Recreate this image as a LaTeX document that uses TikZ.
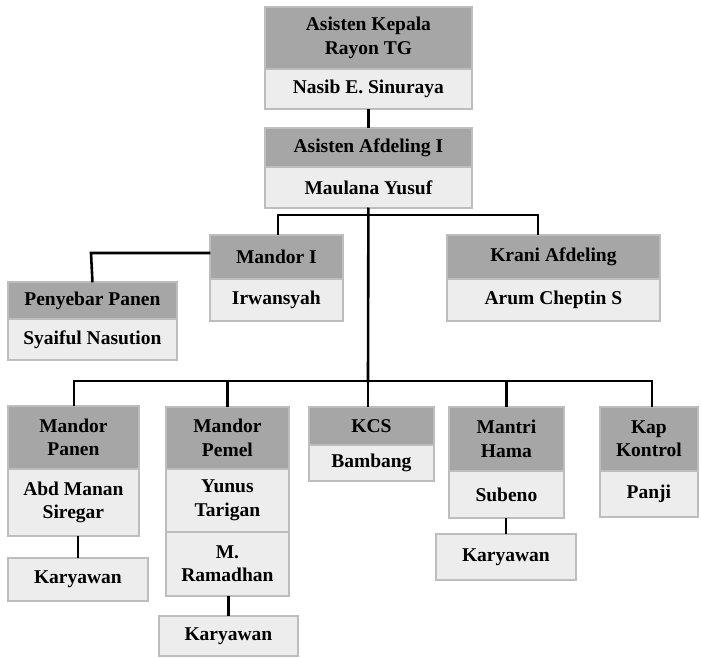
\documentclass[tikz,border=0pt]{standalone}
\usepackage{fontspec}
\setmainfont{Liberation Serif}
\definecolor{hdc}{HTML}{A6A6A6}
\definecolor{nmc}{HTML}{EDEDED}
\definecolor{bordc}{HTML}{BDBDBD}
\newcommand\fmain{\fontsize{19.5bp}{23.5bp}\selectfont\bfseries}
\begin{document}
\begin{tikzpicture}[x=1bp,y=-1bp,
  bxbase/.style={draw=bordc, line width=1.8bp, inner sep=0pt, align=center, anchor=north west, font=\fmain},
  hd/.style={bxbase, fill=hdc},
  nm/.style={bxbase, fill=nmc},
  link/.style={line width=2.6bp, draw=black, line join=miter, line cap=rect}]
\useasboundingbox (0,0) rectangle (701,658);
% junction points of the connectors
\coordinate (j2) at (368,381);
\coordinate (tM1) at (278,215);
\coordinate (tK) at (538,215);
\coordinate (cP) at (91,253);
\coordinate (b1) at (74,381);
\coordinate (b5) at (652,381);
% boxes
\node[hd, minimum width=207bp, minimum height=62bp] (A1h) at (264,6) {Asisten Kepala\\Rayon TG};
\node[nm, minimum width=207bp, minimum height=40bp] (A1n) at (264,68) {Nasib E. Sinuraya};
\node[hd, minimum width=207bp, minimum height=39bp] (A2h) at (264,127) {Asisten Afdeling I};
\node[nm, minimum width=207bp, minimum height=41bp] (A2n) at (264,166) {Maulana Yusuf};
\node[hd, minimum width=133bp, minimum height=44bp] (M1h) at (209,234) {Mandor I};
\node[nm, minimum width=133bp, minimum height=42bp] (M1n) at (209,278) {Irwansyah};
\node[hd, minimum width=213bp, minimum height=44bp] (Kh) at (446,234) {Krani Afdeling};
\node[nm, minimum width=213bp, minimum height=42bp] (Kn) at (446,278) {Arum Cheptin S};
\node[hd, minimum width=169bp, minimum height=37bp] (Ph) at (7,281) {Penyebar Panen};
\node[nm, minimum width=169bp, minimum height=41bp] (Pn) at (7,318) {Syaiful Nasution};
\node[hd, minimum width=131bp, minimum height=63bp] (MPh) at (7,405) {Mandor\\Panen};
\node[nm, minimum width=131bp, minimum height=67bp] (MPn) at (7,468) {Abd Manan\\Siregar};
\node[nm, minimum width=140bp, minimum height=43bp] (MPk) at (7,557) {Karyawan};
\node[hd, minimum width=123bp, minimum height=62bp] (MMh) at (165,406) {Mandor\\Pemel};
\node[nm, minimum width=123bp, minimum height=63bp] (MMn1) at (165,468) {Yunus\\Tarigan};
\node[nm, minimum width=123bp, minimum height=64bp] (MMn2) at (165,531) {M.\\Ramadhan};
\node[nm, minimum width=139bp, minimum height=40bp] (MMk) at (158,615) {Karyawan};
\node[hd, minimum width=125bp, minimum height=38bp] (KCh) at (308,406) {KCS};
\node[nm, minimum width=125bp, minimum height=36bp] (KCn) at (308,444) {Bambang};
\node[hd, minimum width=115bp, minimum height=64bp] (MHh) at (448,406) {Mantri\\Hama};
\node[nm, minimum width=115bp, minimum height=47bp] (MHn) at (448,470) {Subeno};
\node[nm, minimum width=140bp, minimum height=46bp] (MHk) at (435,533) {Karyawan};
\node[hd, minimum width=98bp, minimum height=64bp] (KKh) at (599,406) {Kap\\Kontrol};
\node[nm, minimum width=98bp, minimum height=46bp] (KKn) at (599,470) {Panji};
% connectors
\draw[link] (A1n.south) -- (A2h.north);
\draw[link] (A2n.south) -- (j2);
\draw[link] (M1h.north -| tM1) -- (tM1) -- (tK) -- (Kh.north -| tK);
\draw[link] (M1h.west |- cP) -- (cP) -- (Ph.north);
\draw[link] (MPh.north -| b1) -- (b1) -- (b5) -- (KKh.north -| b5);
\draw[link] (MMh.north) -- (MMh.north |- b1);
\draw[link] (KCh.north -| j2) -- (j2);
\draw[link] (MHh.north) -- (MHh.north |- b1);
\draw[link] (MPn.south -| MPk.north) -- (MPk.north);
\draw[link] (MMn2.south -| MMk.north) -- (MMk.north);
\draw[link] (MHn.south -| MHk.north) -- (MHk.north);
\end{tikzpicture}
\end{document}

_____

Retype the whole listing, keeping every line identical and omitting all pictures.

## Solution to this problem
Recreate this image as a LaTeX document that uses TikZ.
\documentclass[tikz,border=0pt]{standalone}
\usepackage{fontspec}
\setmainfont{Liberation Serif}
\definecolor{hdc}{HTML}{A6A6A6}
\definecolor{nmc}{HTML}{EDEDED}
\definecolor{bordc}{HTML}{BDBDBD}
\newcommand\fmain{\fontsize{19.5bp}{23.5bp}\selectfont\bfseries}
\begin{document}
\begin{tikzpicture}[x=1bp,y=-1bp,
  bxbase/.style={draw=bordc, line width=1.8bp, inner sep=0pt, align=center, anchor=north west, font=\fmain},
  hd/.style={bxbase, fill=hdc},
  nm/.style={bxbase, fill=nmc},
  link/.style={line width=2.6bp, draw=black, line join=miter, line cap=rect}]
\useasboundingbox (0,0) rectangle (701,658);
% junction points of the connectors
\coordinate (j2) at (368,381);
\coordinate (tM1) at (278,215);
\coordinate (tK) at (538,215);
\coordinate (cP) at (91,253);
\coordinate (b1) at (74,381);
\coordinate (b5) at (652,381);
% boxes
\node[hd, minimum width=207bp, minimum height=62bp] (A1h) at (264,6) {Asisten Kepala\\Rayon TG};
\node[nm, minimum width=207bp, minimum height=40bp] (A1n) at (264,68) {Nasib E. Sinuraya};
\node[hd, minimum width=207bp, minimum height=39bp] (A2h) at (264,127) {Asisten Afdeling I};
\node[nm, minimum width=207bp, minimum height=41bp] (A2n) at (264,166) {Maulana Yusuf};
\node[hd, minimum width=133bp, minimum height=44bp] (M1h) at (209,234) {Mandor I};
\node[nm, minimum width=133bp, minimum height=42bp] (M1n) at (209,278) {Irwansyah};
\node[hd, minimum width=213bp, minimum height=44bp] (Kh) at (446,234) {Krani Afdeling};
\node[nm, minimum width=213bp, minimum height=42bp] (Kn) at (446,278) {Arum Cheptin S};
\node[hd, minimum width=169bp, minimum height=37bp] (Ph) at (7,281) {Penyebar Panen};
\node[nm, minimum width=169bp, minimum height=41bp] (Pn) at (7,318) {Syaiful Nasution};
\node[hd, minimum width=131bp, minimum height=63bp] (MPh) at (7,405) {Mandor\\Panen};
\node[nm, minimum width=131bp, minimum height=67bp] (MPn) at (7,468) {Abd Manan\\Siregar};
\node[nm, minimum width=140bp, minimum height=43bp] (MPk) at (7,557) {Karyawan};
\node[hd, minimum width=123bp, minimum height=62bp] (MMh) at (165,406) {Mandor\\Pemel};
\node[nm, minimum width=123bp, minimum height=63bp] (MMn1) at (165,468) {Yunus\\Tarigan};
\node[nm, minimum width=123bp, minimum height=64bp] (MMn2) at (165,531) {M.\\Ramadhan};
\node[nm, minimum width=139bp, minimum height=40bp] (MMk) at (158,615) {Karyawan};
\node[hd, minimum width=125bp, minimum height=38bp] (KCh) at (308,406) {KCS};
\node[nm, minimum width=125bp, minimum height=36bp] (KCn) at (308,444) {Bambang};
\node[hd, minimum width=115bp, minimum height=64bp] (MHh) at (448,406) {Mantri\\Hama};
\node[nm, minimum width=115bp, minimum height=47bp] (MHn) at (448,470) {Subeno};
\node[nm, minimum width=140bp, minimum height=46bp] (MHk) at (435,533) {Karyawan};
\node[hd, minimum width=98bp, minimum height=64bp] (KKh) at (599,406) {Kap\\Kontrol};
\node[nm, minimum width=98bp, minimum height=46bp] (KKn) at (599,470) {Panji};
% connectors
\draw[link] (A1n.south) -- (A2h.north);
\draw[link] (A2n.south) -- (j2);
\draw[link] (M1h.north -| tM1) -- (tM1) -- (tK) -- (Kh.north -| tK);
\draw[link] (M1h.west |- cP) -- (cP) -- (Ph.north);
\draw[link] (MPh.north -| b1) -- (b1) -- (b5) -- (KKh.north -| b5);
\draw[link] (MMh.north) -- (MMh.north |- b1);
\draw[link] (KCh.north -| j2) -- (j2);
\draw[link] (MHh.north) -- (MHh.north |- b1);
\draw[link] (MPn.south -| MPk.north) -- (MPk.north);
\draw[link] (MMn2.south -| MMk.north) -- (MMk.north);
\draw[link] (MHn.south -| MHk.north) -- (MHk.north);
\end{tikzpicture}
\end{document}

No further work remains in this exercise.